APPLICATION OF NEAR-IR FOURIER-TRANSFORM RESONANCE RAMAN-SPECTROSCOPY TO THE STUDY OF PHOTOSYNTHETIC PROTEINS

We demonstrate the application of near-infrared (NIR) Fourier transform (FT) Raman spectroscopy using 1064 nm excitation to obtain high quality preresonance Raman spectra of bacteriochlorophyll chromophores in photosynthetic proteins from purple bacteria at room temperature without sample degradation.
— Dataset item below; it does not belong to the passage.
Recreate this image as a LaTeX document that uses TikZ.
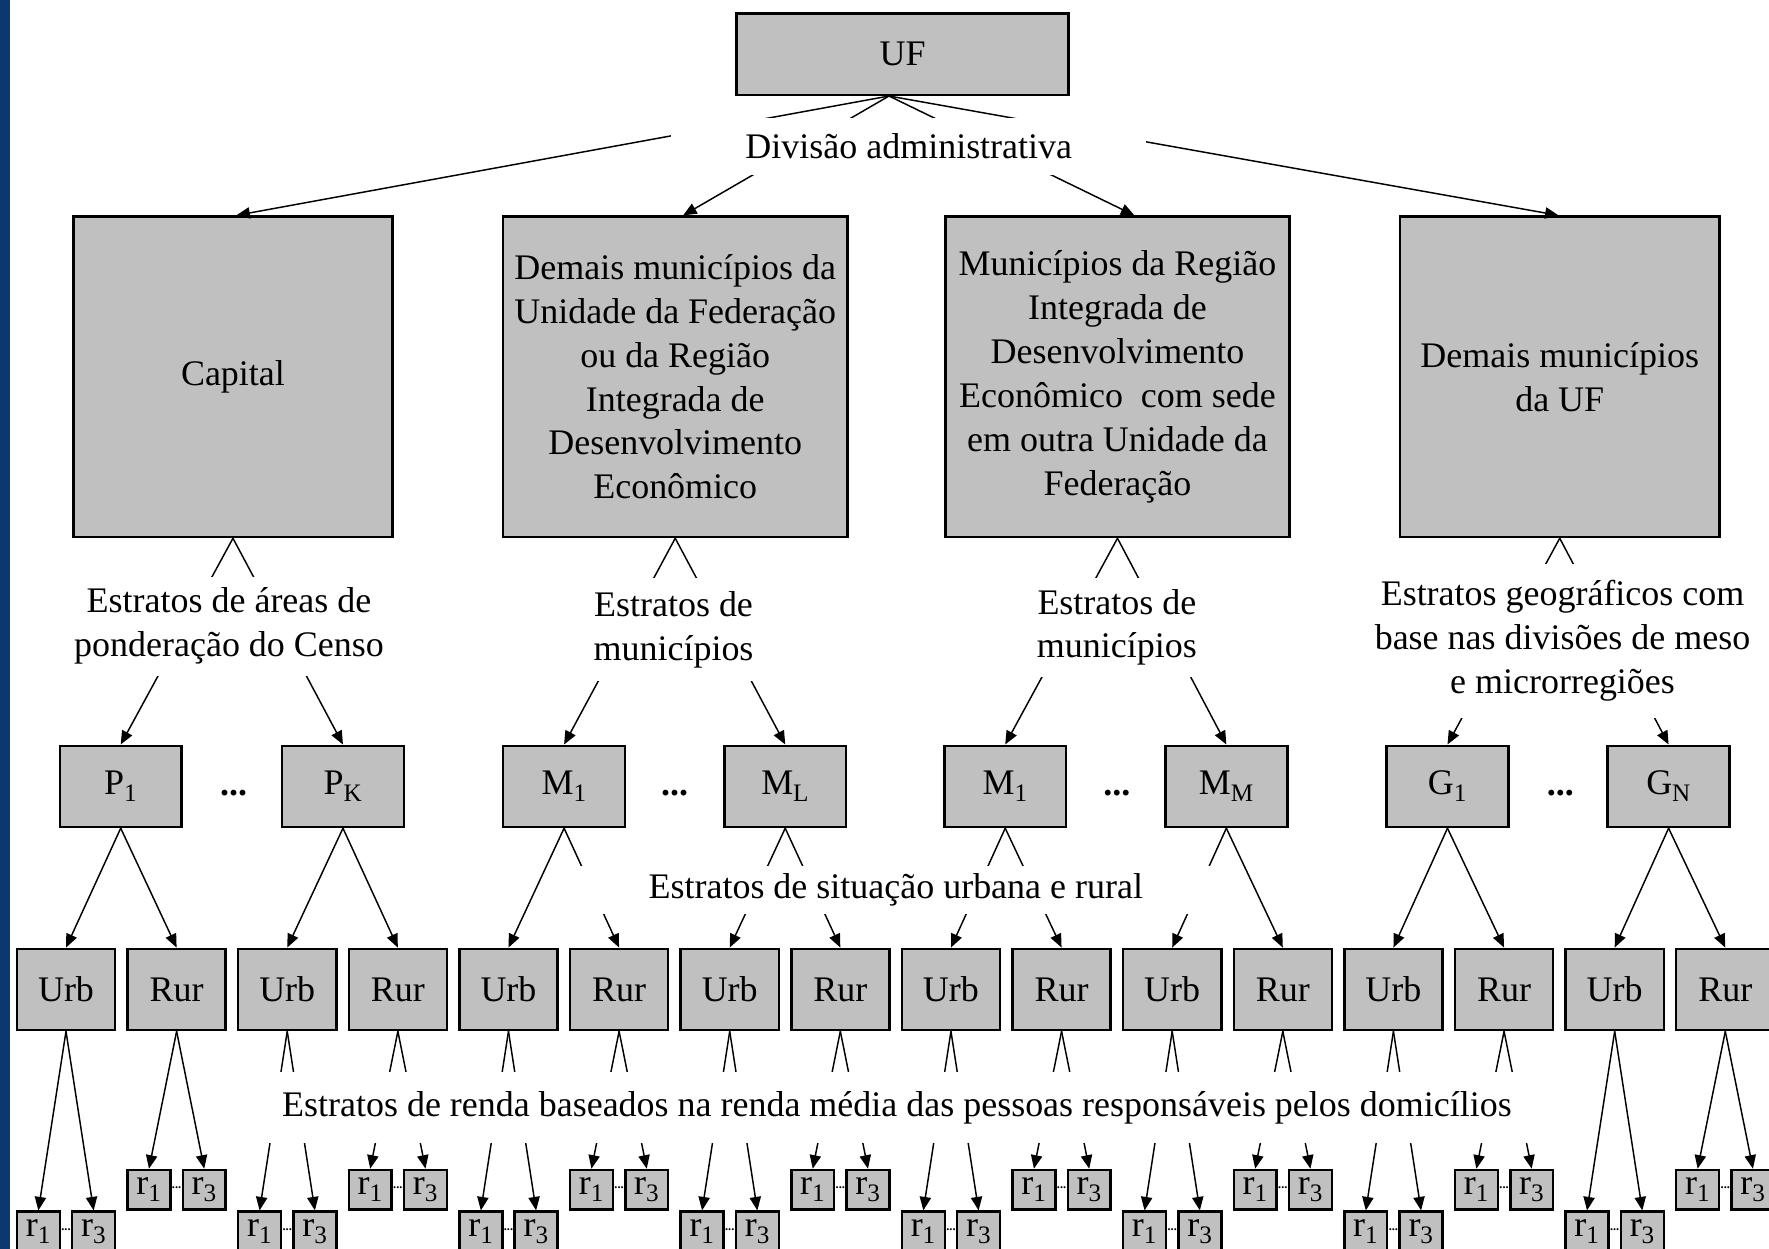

We present NIR FT preresonance Raman spectra of chromatophores from Rhodospirillum (Rsp.) rubrum, carotenoidless strain G9 containing bacteriochlorophyll a (BChl a) chromophores mostly from its B880 antenna complex, and the B850-800 antenna complex from Rhodobacter (Rb.) sphaeroides, 2.4.1 strain; these spectra are compared with their resonance Raman (RR) spectra obtained using 363.8 nm excitation at 30 K. For antenna complexes not containing carotenoid the FT Raman spectra are dominated by the vibrational modes of the bacteriochlorophyll chromophores with no interference from the modes of the protein or membrane. In the NIR FT Raman spectrum of the B850-800 complex from Rb. sphaeroides 2.4.1, strong contributions from the carotenoid molecule are observed to cause some interference with the 1609 cm-1 band of the BChl a molecules. We also present FT Raman spectra of reaction centers (RCs) from Rb. sphaeroides R 26 in the reduced and oxidized states of their primary electron donor (P). In the reduced state, it is estimated that ca 70% of the FT Raman spectrum arises from reduced P whose electronic absorption band is at 865 nm. With 1064 nm excitation of the RCs poised in the oxidized cation radical state of P, we have observed for the first time a Raman spectrum of P+. via resonance in the vibronic region of the 1250 nm absorption band of this species. This spectrum indicates that the unpaired electron in dimeric P+. is not equally shared between the two BChl molecules constituting the primary donor. Spectral contributions of the carotenoid in the FT RR spectra of wild-type Rb. sphaeroides (2.4.1) RCs confirm it is assuming an out-of-plane distorted, 15-cis configuration under the specific conditions offered by FT Raman spectroscopy, i.e. with the sample at room temperature and using an excitation wavelength which is non-actinic for the carotenoid.